Guided wave radar (GWR) systems (see Figure 10) can be the answer. A rigid probe or flexible cable antenna system guides the microwave down from the top of the tank to the liquid level and back to the transmitter. As with through-air radar, a change from a lower to a higher r causes the reflection. Guided wave radar is 20 × more efficient than through-air radar because the guide provides a more focused energy path. Different antenna configurations allow measurement down to r = 1.4 and lower. Moreover, these sytems can be installed either vertically, or in some cases horizontally with the guide being bent up to 90° or angled, and provide a clear measurement signal.

GWR exhibits most of the advantages and few of the liabilities of ultrasound, laser, and open-air radar systems. Radar's wave speed is largely unaffected by vapor space gas composition, temperature, or pressure. It works in a vacuum with no recalibration needed, and can measure through most foam layers. Confining the wave to follow a probe or cable eliminates beam-spread problems and false echoes from tank walls and structures.

Summary

General trends across different measurement technologies reflect market drivers. Refined digital electronics are making level sensors and other measurement devices more user-friendly, more reliable, easier to set up, and less expensive. Improved communication interfaces feed level measurement data into a company's existing control and/or information system.

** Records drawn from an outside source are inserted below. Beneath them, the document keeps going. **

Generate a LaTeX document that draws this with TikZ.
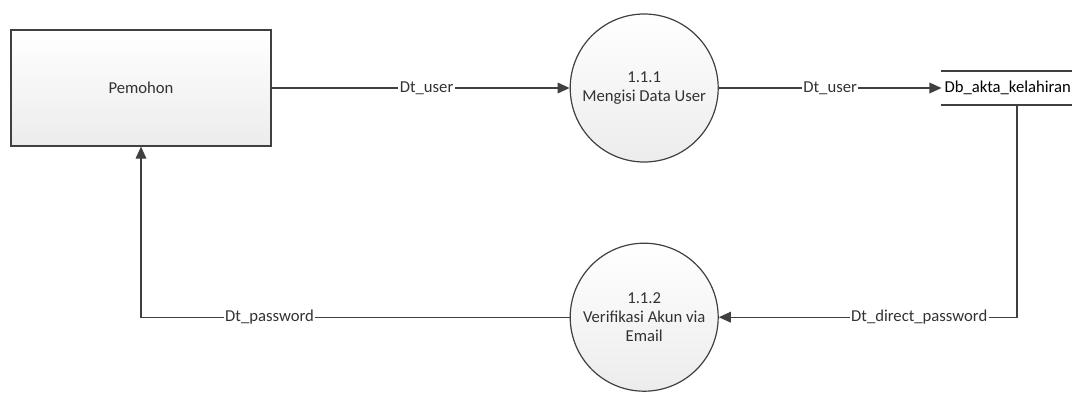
\documentclass[tikz,border=0pt]{standalone}
\usepackage{fontspec}
\setmainfont{Carlito}
\usepackage{tikz}
\usetikzlibrary{
  arrows.meta,
  positioning
}
\definecolor{linegray}{RGB}{64,64,64}
\definecolor{textgray}{RGB}{50,50,50}
\definecolor{boxfill}{RGB}{236,236,236}

\begin{document}
\begin{tikzpicture}[x=0.75pt, y=-0.75pt, font=\fontsize{12.5}{14.4}\selectfont]
  \useasboundingbox (0,0) rectangle (1072,394);
  \tikzset{
    flow/.style={-{Triangle[length=9pt, width=8pt]}, linegray, line width=0.9pt},
    lbl/.style={fill=white, inner sep=1pt, text=textgray},
    proc/.style={circle, draw=linegray, line width=0.9pt, top color=white, bottom color=boxfill, minimum size=111pt, align=center, text=textgray, inner sep=0pt}
  }
  \node[draw=linegray, line width=0.9pt, top color=white, bottom color=boxfill, text=textgray, minimum width=195pt, minimum height=87pt] (pemohon) at (141,88) {Pemohon};
  \node[proc, right=223.5pt of pemohon] (p111) {1.1.1\\Mengisi Data User};
  \node[proc, below=60pt of p111] (p112) {1.1.2\\Verifikasi Akun via\\Email};
  \node[right=167pt of p111, minimum width=99pt, minimum height=25.5pt, inner sep=1pt] (dbakta) {Db\_akta\_kelahiran};
  \draw[linegray, line width=1.6pt] (dbakta.north west) -- (dbakta.north east);
  \draw[linegray, line width=1.6pt] (dbakta.south west) -- (dbakta.south east);

  \draw[flow] (pemohon) -- (p111) node[pos=0.52, lbl] {Dt\_user};
  \draw[flow] (p111) -- (dbakta) node[midway, lbl] {Dt\_user};
  \draw[flow] ([xshift=7pt]dbakta.south) |- (p112) node[pos=0.664, lbl] {Dt\_direct\_password};
  \draw[flow] (p112) -| (pemohon) node[pos=0.35, lbl] {Dt\_password};
\end{tikzpicture}
\end{document}
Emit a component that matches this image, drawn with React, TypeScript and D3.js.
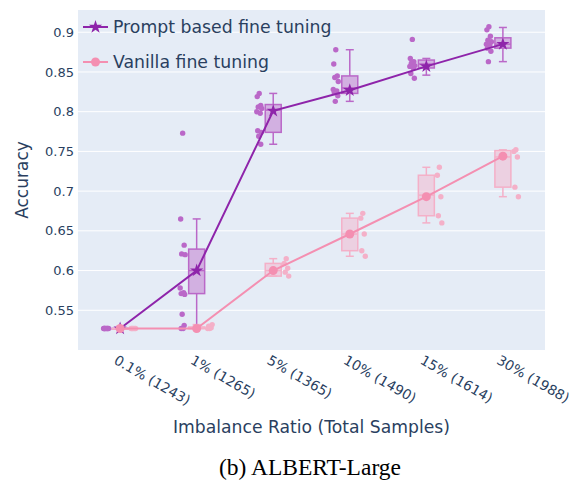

Today's level sensors incorporate an increasing variety of materials and alloys to combat harsh environments such as oils, acids, and extremes of temperature and pressure. New materials help process instruments fulfill specialized requirements as well, such as assemblies made of PTFE-jacketed material for corrosive applications and electro-polished 316 stainless steel for cleanliness requirements. Probes made of these new materials allow contact transmitters to be used in virtually any application.

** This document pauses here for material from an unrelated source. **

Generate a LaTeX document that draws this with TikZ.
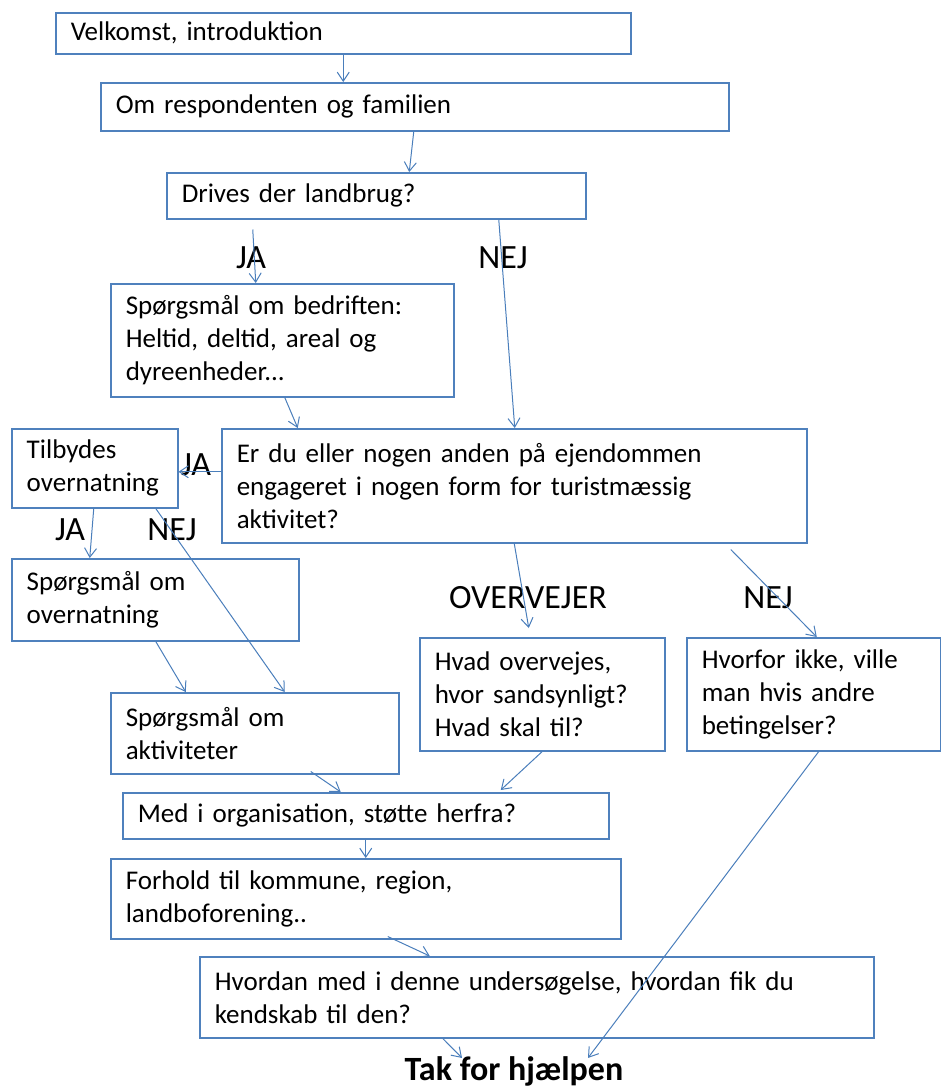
\documentclass[tikz,border=0pt]{standalone}
\usepackage{fontspec}
\setmainfont{Carlito}
\usepackage{tikz}
\usetikzlibrary{positioning,arrows.meta}
\definecolor{boxblue}{HTML}{4F81BD}
\definecolor{lineblue}{HTML}{4A7EBB}
\tikzset{
  box/.style={draw=boxblue, line width=1.5pt, fill=white, anchor=north west,
    inner xsep=15pt, inner ysep=0pt, align=left, font=\fontsize{27}{33}\selectfont},
  tag/.style={font=\fontsize{34}{40}\selectfont, inner sep=0pt},
  flow/.style={->, draw=lineblue, line width=1pt},
}
\begin{document}
\begin{tikzpicture}[x=1pt, y=-1pt, >={Straight Barb[length=9pt,width=12pt]}]
\useasboundingbox (0,0) rectangle (941,1088);
% nodes %

\node[box, text width=545pt, minimum height=41] (velk) at (55,12) {Velkomst, introduktion};
\node[box, text width=598pt, minimum height=48] (om) at (100,82) {Om respondenten og familien};
\node[box, text width=389pt, minimum height=46] (drives) at (166,172) {Drives der landbrug?};
\node[box, text width=313pt, minimum height=113] (bedr) at (110,283) {Spørgsmål om bedriften:\\Heltid, deltid, areal og\\dyreenheder...};
\node[box, text width=555pt, minimum height=114] (turist) at (221,428) {Er du eller nogen anden på ejendommen\\engageret i nogen form for turistmæssig\\aktivitet?};
\node[box, text width=136pt, minimum height=79] (tilb) at (11,428) {Tilbydes\\overnatning};
\node[box, text width=257pt, minimum height=82] (overn) at (11,558) {Spørgsmål om\\overnatning};
\node[box, text width=215pt, minimum height=113] (overv) at (419,637) {Hvad overvejes,\\hvor sandsynligt?\\Hvad skal til?};
\node[box, text width=224pt, minimum height=113] (hvorfor) at (686,637) {Hvorfor ikke, ville\\man hvis andre\\betingelser?};
\node[box, text width=258pt, minimum height=81] (aktiv) at (110,692) {Spørgsmål om\\aktiviteter};
\node[box, text width=456pt, minimum height=46] (org) at (122,792) {Med i organisation, støtte herfra?};
\node[box, text width=480pt, minimum height=80] (forh) at (110,858) {Forhold til kommune, region,\\landboforening..};
\node[box, text width=644pt, minimum height=81] (hvord) at (199,956) {Hvordan med i denne undersøgelse, hvordan fik du\\kendskab til den?};
\node[font=\bfseries\fontsize{34}{40}\selectfont, inner sep=0pt, anchor=base] (tak) at (514,1080) {Tak for hjælpen};

\node[tag] (ja1) at (251,258) {JA};
\node[tag] (nej1) at (503,258) {NEJ};
\node[tag] (ja2) at (196,465) {JA};
\node[tag] (ja3) at (70,530) {JA};
\node[tag] (nej2) at (172,530) {NEJ};
\node[tag] (overvejer) at (528,598) {OVERVEJER};
\node[tag] (nej3) at (768,598) {NEJ};

% edges %
\draw[flow] (velk.south) -- (velk.south |- om.north);
\draw[flow] ([xshift=-1]om.south) -- ([xshift=33]drives.north);
\draw[flow] ([xshift=-123.5,yshift=-10]drives.south) -- ([xshift=-26.5]bedr.north);
\draw[flow] ([xshift=122.5]drives.south) -- ([xshift=0.5]turist.north);
\draw[flow] ([xshift=2.5]bedr.south) -- ([xshift=-216.5]turist.north);
\draw[flow] ([yshift=14]turist.west) -- ([yshift=14]turist.west -| tilb.east);
\draw[flow] ([xshift=-1]tilb.south) -- ([xshift=-65.5]overn.north);
\draw[flow] ([xshift=61]tilb.south) -- ([xshift=30]aktiv.north);
\draw[flow] ([xshift=0.5]overn.south) -- ([xshift=-69]aktiv.north);
\draw[flow] (turist.south) -- ([xshift=-13.5,yshift=9]overv.north);
\draw[flow] ([xshift=216.5,yshift=-6]turist.south) -- ([xshift=3]hvorfor.north);
\draw[flow] (overv.south) -- ([xshift=135,yshift=2]org.north);
\draw[flow] ([xshift=56,yshift=3]aktiv.south) -- ([xshift=-25]org.north);
\draw[flow] (org.south) -- (forh.north);
\draw[flow] ([xshift=22,yshift=3]forh.south) -- ([xshift=-107]hvord.north);
\draw[flow] ([xshift=-94,yshift=0]hvord.south) -- ([xshift=-52,yshift=-2]tak.north);
\draw[flow] ([xshift=5]hvorfor.south) -- ([xshift=74,yshift=-2]tak.north);

\end{tikzpicture}
\end{document}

The trend today is to replace mechanical and pressure-based measurement tools with systems that measure the distance to the fluid surface by a timing measurement. Magnetostrictive, ultrasonic, guided-wave radar, and laser transmitters are among the most versatile technologies available. Such systems use the sharp change of some physical parameter (density, dielectric constant, and sonic or light reflection) at the process-fluid surface to identify the level.

These emerging technologies make use of the latest electronic techniques and incorporate embedded microprocessor-based digital computers for control, analysis, and communication functions.